After the strike followed from the 29th of July until 2nd of August an active service deployment of the cantonal infantry unit in Göschenen and later on an unarmed federal intervention under the leadership of a federal commissioner and Councillor, Colonel Hans Hold.

==Investigation==
The investigation reports of the Uri canton, that were demanded by the Federal Council were deemed as insufficient, because only the criminal aspects of the strike were presented in it. Therefore, the Federal Council decided that there should be a new investigation, which would encompass three key points: the relationship between the workers and the company, the sanitary conditions, and the legitimacy of the police and military measures, undertaken by the Uri canton. Colonel Hans Hold was assigned to lead the investigation, beginning his assignment on the 23rd of September.

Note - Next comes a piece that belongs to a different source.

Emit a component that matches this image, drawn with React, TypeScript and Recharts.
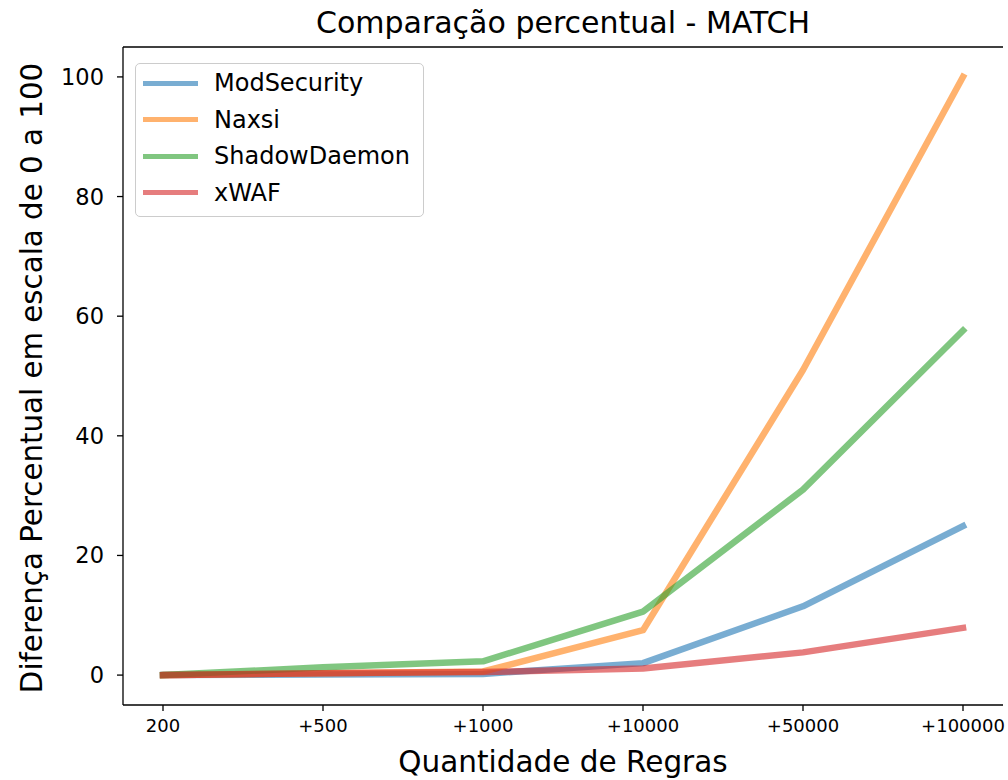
import { LineChart, Line, XAxis, YAxis, ReferenceLine } from 'recharts';

const categories = ['200', '+500', '+1000', '+10000', '+50000', '+100000'];
const modSecurity = [0, 0.1, 0.2, 2.0, 11.5, 24.9];
const naxsi = [0, 0.3, 0.6, 7.5, 51.0, 100.0];
const shadowDaemon = [0, 1.3, 2.3, 10.6, 31.0, 57.6];
const xwaf = [0, 0.3, 0.5, 1.1, 3.8, 7.9];
const yTicks = [0, 20, 40, 60, 80, 100];

const data = categories.map((cat, i) => ({
  cat,
  mod: modSecurity[i],
  naxsi: naxsi[i],
  shadow: shadowDaemon[i],
  xwaf: xwaf[i],
}));

const series = [
  { key: 'mod', name: 'ModSecurity', color: '#1f77b4' },
  { key: 'naxsi', name: 'Naxsi', color: '#ff7f0e' },
  { key: 'shadow', name: 'ShadowDaemon', color: '#2ca02c' },
  { key: 'xwaf', name: 'xWAF', color: '#d62728' },
];

const font = '"DejaVu Sans", sans-serif';

function LegendBox() {
  return (
    <div
      style={{
        position: 'absolute',
        left: 135,
        top: 63,
        width: 287,
        height: 151,
        border: '1px solid #cccccc',
        borderRadius: 5,
        background: 'rgba(255,255,255,0.8)',
        paddingTop: 1,
        fontFamily: font,
      }}
    >
      {series.map((s) => (
        <div key={s.key} style={{ height: 36.5, display: 'flex', alignItems: 'center' }}>
          <div style={{ marginLeft: 7, width: 55, height: 5, background: s.color, opacity: 0.6 }} />
          <span style={{ marginLeft: 16, fontSize: 24, color: '#000', lineHeight: 1 }}>{s.name}</span>
        </div>
      ))}
    </div>
  );
}

// rotated y-axis title, centred on the plot height
function YTitle(props: any) {
  const vb = props.viewBox || { x: 0, y: 47, width: 123, height: 658 };
  const x = vb.x + 42;
  const y = vb.y + vb.height / 2 + 2;
  return (
    <text
      x={x}
      y={y}
      transform={`rotate(-90, ${x}, ${y})`}
      textAnchor="middle"
      fill="#000"
      fontSize={29.3}
      fontFamily={font}
    >
      Diferença Percentual em escala de 0 a 100
    </text>
  );
}

export default function App() {
  return (
    <div style={{ position: 'absolute', left: 0, top: 0, width: 1008, height: 780, background: '#fff' }}>
      <div
        style={{
          position: 'absolute',
          left: 123,
          width: 880,
          top: 8,
          textAlign: 'center',
          fontFamily: font,
          fontSize: 30,
          lineHeight: 1,
          color: '#000',
        }}
      >
        Comparação percentual - MATCH
      </div>
      <LineChart width={1008} height={780} data={data} margin={{ top: 47, right: 5, bottom: 0, left: 0 }}>
        <XAxis
          dataKey="cat"
          height={75}
          padding={{ left: 40, right: 40 }}
          axisLine={{ stroke: '#000', strokeWidth: 1.3 }}
          tickLine={{ stroke: '#000', strokeWidth: 1.3 }}
          tickSize={6}
          tickMargin={8}
          tick={{ fill: '#000', fontSize: 18, fontFamily: font }}
          label={{
            value: 'Quantidade de Regras',
            position: 'insideBottom',
            offset: 8,
            style: { fill: '#000', fontSize: 29.5, fontFamily: font },
          }}
        />
        <YAxis
          width={123}
          domain={[-5, 105]}
          ticks={yTicks}
          allowDataOverflow
          axisLine={{ stroke: '#000', strokeWidth: 1.3 }}
          tickLine={{ stroke: '#000', strokeWidth: 1.3 }}
          tickSize={6}
          tickMargin={13}
          tick={{ fill: '#000', fontSize: 22.5, fontFamily: font }}
          label={{ content: (p: any) => <YTitle {...p} /> }}
        />
        <YAxis
          yAxisId="right"
          orientation="right"
          width={0}
          domain={[-5, 105]}
          tick={false}
          tickLine={false}
          axisLine={{ stroke: '#000', strokeWidth: 1.3 }}
        />
        <ReferenceLine y={105} stroke="#000" strokeWidth={1.3} ifOverflow="visible" />
        {series.map((s) => (
          <Line
            key={s.key}
            type="linear"
            dataKey={s.key}
            name={s.name}
            stroke={s.color}
            strokeOpacity={0.6}
            strokeWidth={6.5}
            strokeLinecap="square"
            strokeLinejoin="round"
            dot={false}
            activeDot={false}
            isAnimationActive={false}
          />
        ))}
      </LineChart>
      <LegendBox />
    </div>
  );
}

Councillor Hold then submitted two reports to the Federal Council, one of which would get published in the Swiss federal gazette. There Hold would describe in addition to the turn of events, the difficult living and working conditions of the guest workers:

Many workers, who make together Ménage, feed themselves at a sum of 60-80 Cts. daily, which considering the consuming tunnel work, after statements by the doctors, is completely inadequate and gives rise to multiple symptoms of illness.
— Hans Hold, Report from the 16th of October 1875

In a second unpublished report he criticized the lawlessness and sanitary conditions at the big construction site:

Almost at the same time a murdered worker would be found in Airolo by the tunnel entrance. The name of the person wasn't even determined, let alone a further investigation.
— Hans Hold, Report from the 27th of October 1875

The Swiss envoy Giovanni Battista Pioda in Rome reported on the 29th of December 1875, that the published report of Colonel Hold, which had previously announced demands for compensation for the bereaved and injured was deemed as satisfactory by the Italian government.

==Literature==
- Bericht des eidg. Kommissärs Hrn. Hold über die Unruhen in Göschenen am 27. und 28. Juli 1875. BBl 1875 IV 621 ff.
- Untersuchung zu den Arbeiterunruhen von Göschenen. vertrauliches Schreiben von Hans Hold an das Justiz- und Polizeidepartement vom 27. Oktober 1875 (Handschrift). Schweizerisches Bundesarchiv, Bestand E 53/166.
- Tobias Kästli: Der Streik der Tunnelarbeiter am Gotthard 1875. Quellen und Kommentar. Z-Verlag, Basel 1977.
- Konrad Kuoni: Der Bau des Gotthard-Eisenbahntunnels (1872–1881). In: Ferrum, Nachrichten aus der Eisenbibliothek, Band 80 2008, S. 99–112.
- Alfred A. Häsler: Gotthard: Als die Technik Weltgeschichte schrieb. Huber, Frauenfeld 1982, ISBN 3-7193-0806-5, S. 163–172.